Psicólogo Clínico Gestalt-terapeuta
CRP 12/07911
O vento meneava os ciprestes verdes. Atingia a face como uma lâmina gelada e sussurrava em nossos ouvidos prazeres daquela estação. Era inverno. O céu azul dos fins de tarde contrastava com as estrelas que iam surgindo ao anoitecer. Choviam meteoritos e os pedidos eram para que nunca nos separássemos. Eu vivi até aquele momento quarenta e um invernos. Sim, eu estava com 41 quando o conheci.
Estava eu saindo de uma pequena livraria no centro da cidade quando uma das minhas pastas se espatifou no chão, lançando alguns documentos ao léu. As folhas de papel rolavam pela calçada de igual modo como as folhas das árvores se refugiavam debaixo dos assentos das praças. Ele saiu correndo com seus passos largos catando as que rodopiavam em sua frente. Ele tinha olhos verdes, um verde mar. Tinha não só juntado as minhas folhas como também juntado uma parte de mim. Era uma estranha sensação, eu admitia. Mas era um sentimento quase que absoluto de certeza e incertezas. Disse obrigado e ele perguntou meu nome. Disse que me chamava Julia. Fiquei um tanto quanto incomodada, pois, sabia que não era uma pergunta apenas gentil, havia algo no ar além do frio. Era algo quente que ruborizou a minha face. Ele então sorriu. Disse que seu nome era Pedro e outras coisas que não consegui prestar a atenção. Eram os olhos e a boca dele que me faziam devanear. Não saberia dizer quais eram as palavras que por entre os dentes dele saíam naquele momento. Eu apenas lia em seus lábios: Beije-me!
Apaixonamo-nos. Eu com 41 e ele com 19. Eram 18 anos de diferença. Poderia eu muito bem ser a mãe do Pedro? Contudo, não éramos. Éramos amantes. Eu terminando meu doutorado, Pedro no primeiro ano da faculdade. Pela pouca idade do Pedro, ele sabia exatamente o queria. Garanto que mesmo tendo alguns anos a mais fiquei em dúvida... Mas, logo me deixei ser conduzida pela vida e a respeitar meus sentimentos.
Então, passou aquele inverno. Chegou a primavera do nosso amor e calor tórrido do verão dos nossos corpos, o outono das lágrimas que caem do céu acinzentado.
Outros invernos vieram, fazendo com que aproximássemos ainda mais um corpo no outro e assim aquecíamos nosso amor.
Mas eu era desconfiada demais frente ao longo tempo que nos separava, afinal, eram 18 anos.

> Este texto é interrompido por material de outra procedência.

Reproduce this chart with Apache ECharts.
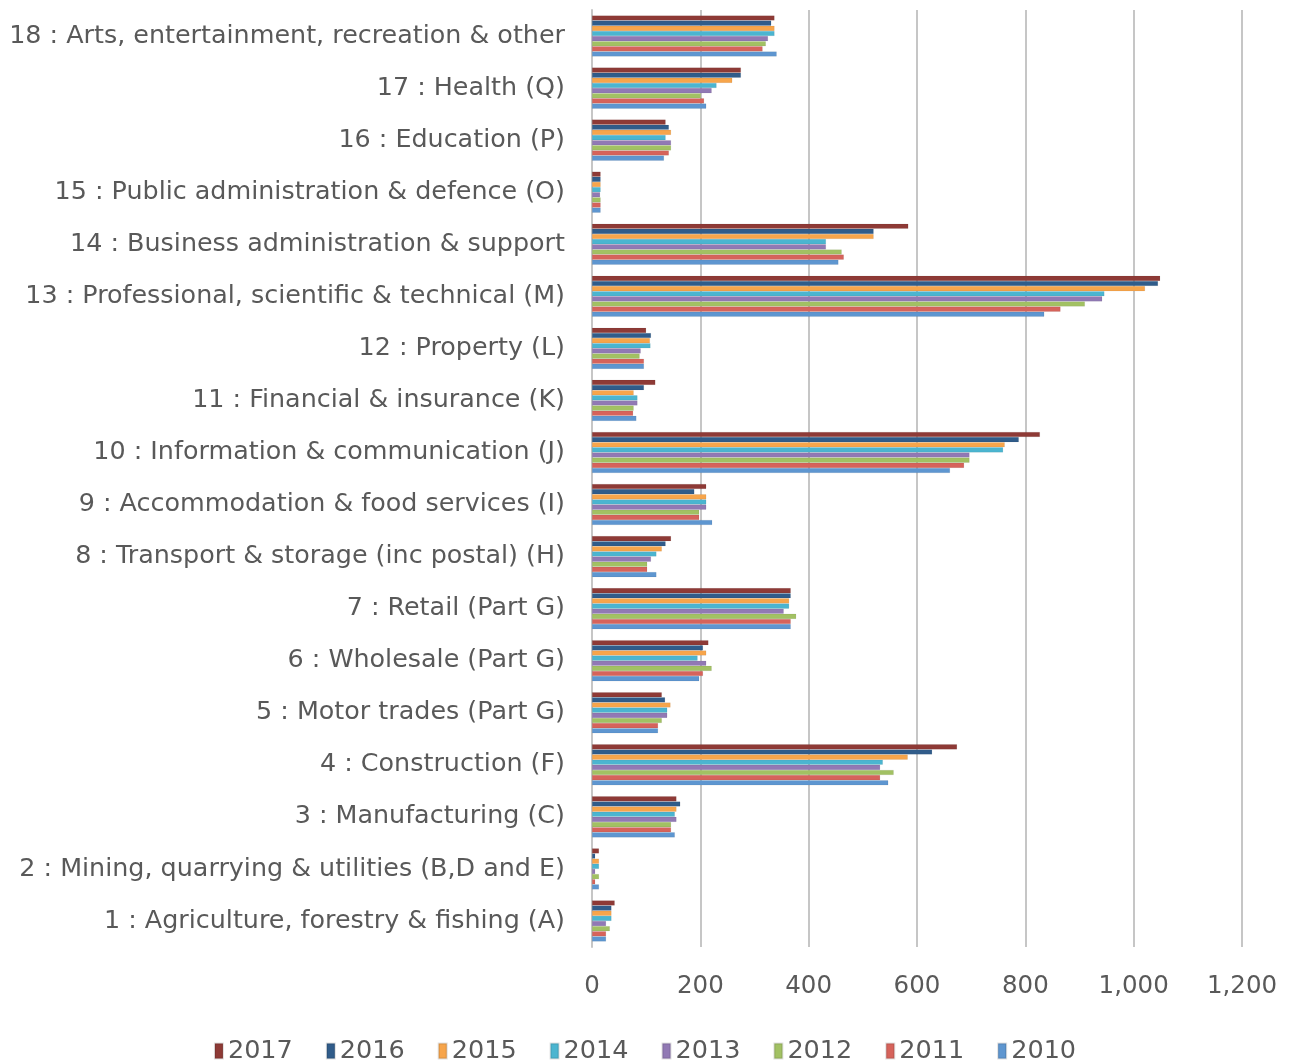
<!DOCTYPE html>
<html>
<head>
<meta charset="utf-8">
<script src="https://cdn.jsdelivr.net/npm/echarts@6/dist/echarts.min.js"></script>
<style>
  html, body { margin: 0; padding: 0; background: #fff; }
  #chart { width: 1290px; height: 1062px; }
</style>
</head>
<body>
<div id="chart"></div>
<script>
// categories bottom -> top
var sectors = [
  '1 : Agriculture, forestry & fishing (A)',
  '2 : Mining, quarrying & utilities (B,D and E)',
  '3 : Manufacturing (C)',
  '4 : Construction (F)',
  '5 : Motor trades (Part G)',
  '6 : Wholesale (Part G)',
  '7 : Retail (Part G)',
  '8 : Transport & storage (inc postal) (H)',
  '9 : Accommodation & food services (I)',
  '10 : Information & communication (J)',
  '11 : Financial & insurance (K)',
  '12 : Property (L)',
  '13 : Professional, scientific & technical (M)',
  '14 : Business administration & support',
  '15 : Public administration & defence (O)',
  '16 : Education (P)',
  '17 : Health (Q)',
  '18 : Arts, entertainment, recreation & other'
];

var years = ['2017', '2016', '2015', '2014', '2013', '2012', '2011', '2010'];
var yearColors = ['#8E3A36', '#305C8A', '#F7A54B', '#4BB5D0', '#9179B4', '#A2C163', '#D6635B', '#5E96D0'];

// values per year, same order as sectors
var v2017 = [42, 13, 156, 674, 129, 215, 367, 146, 211, 827, 117, 100, 1049, 584, 16, 136, 275, 337];
var v2016 = [36, 6, 163, 628, 135, 205, 367, 136, 189, 788, 96, 109, 1045, 520, 16, 142, 275, 331];
var v2015 = [36, 13, 156, 583, 145, 211, 364, 129, 211, 762, 77, 107, 1021, 520, 16, 146, 259, 337];
var v2014 = [36, 13, 153, 537, 139, 195, 364, 119, 211, 759, 84, 108, 946, 432, 16, 136, 230, 337];
var v2013 = [26, 6, 156, 532, 139, 211, 354, 109, 211, 697, 84, 90, 942, 432, 15, 146, 221, 325];
var v2012 = [33, 13, 146, 557, 129, 221, 377, 102, 198, 697, 77, 88, 910, 461, 16, 146, 201, 321];
var v2011 = [26, 6, 146, 532, 122, 205, 367, 102, 198, 687, 76, 96, 865, 465, 16, 142, 207, 315];
var v2010 = [26, 13, 153, 547, 122, 198, 367, 119, 222, 661, 82, 96, 835, 455, 16, 133, 211, 341];

var yearValues = [v2017, v2016, v2015, v2014, v2013, v2012, v2011, v2010];

var chart = echarts.init(document.getElementById('chart'));

var series = years.map(function (y, i) {
  return {
    name: y,
    type: 'bar',
    data: yearValues[i],
    barGap: '0%',
    barCategoryGap: '21%',
    itemStyle: { color: yearColors[i], borderColor: 'rgba(0,0,0,0.12)', borderWidth: 0.5 }
  };
});

var option = {
  animation: false,
  color: yearColors,
  grid: { left: 592, right: 48, top: 10, bottom: 115, containLabel: false },
  legend: {
    data: years,
    top: 1033,
    left: 'center',
    itemWidth: 8,
    itemHeight: 15,
    itemGap: 33,
    icon: 'rect',
    textStyle: { fontFamily: 'DejaVu Sans', fontSize: 25.5, color: '#595959' }
  },
  xAxis: {
    type: 'value',
    min: 0,
    max: 1200,
    interval: 200,
    axisLine: { show: false },
    axisTick: { show: false },
    splitLine: { lineStyle: { color: '#c6c6c6', width: 2 } },
    axisLabel: {
      margin: 27,
      fontFamily: 'DejaVu Sans',
      fontSize: 24.5,
      color: '#595959',
      formatter: function (v) { return v.toLocaleString('en-US'); }
    }
  },
  yAxis: {
    type: 'category',
    data: sectors,
    axisLine: { show: true, lineStyle: { color: '#c6c6c6', width: 2 } },
    axisTick: { show: false },
    axisLabel: {
      margin: 27,
      fontFamily: 'DejaVu Sans',
      fontSize: 25.4,
      color: '#595959',
      padding: [4, 0, 0, 0]
    }
  },
  series: series
};

chart.setOption(option);
</script>
</body>
</html>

Pensava: é o tempo que se leva para se obter a permissão para dirigir. É o tempo que se leva para chegar à maioridade... E quando eu estava com 59 disse para o Pedro seguir o seu caminho. Pedro relutou, dizendo que eu estava enganada, que as coisas das quais eu falava era por medo. E enquanto Pedro ia falando, pude ler mais uma vez em seus lábios os sabores de seus beijos. Mas não adiantou, eu não pude mais conviver com aquela diferença.
Hoje estou com 77. Estou sentada em uma cadeira de balanço sob majestosas árvores que me agraciam com suas folhas que se desprendem dos ramos. Lembro-me do Pedro catando as minhas folhas que insistiam em se afugentar naquela fria estação. Pedro teria a mesma idade que eu quando disse para ele partir da minha vida. Lembro do seu sorriso, da sua pele, dos seus beijos. Pedro teria 59 anos caso não tivesse falecido a um ano atrás. Caso não tivesse corrido pela rua atrás do avião de papel que seu sobrinho fez e por isso ter sido atropelado. Atropelado como uma folha outonal que é arremessada pelo vento. Como uma folha que é atropelada pelo tempo.
Vivi até os 95. Imaginava sempre o Pedro trazendo as minhas folhas em suas mãos. Imaginava aquele momento que viveria além de qualquer tempo.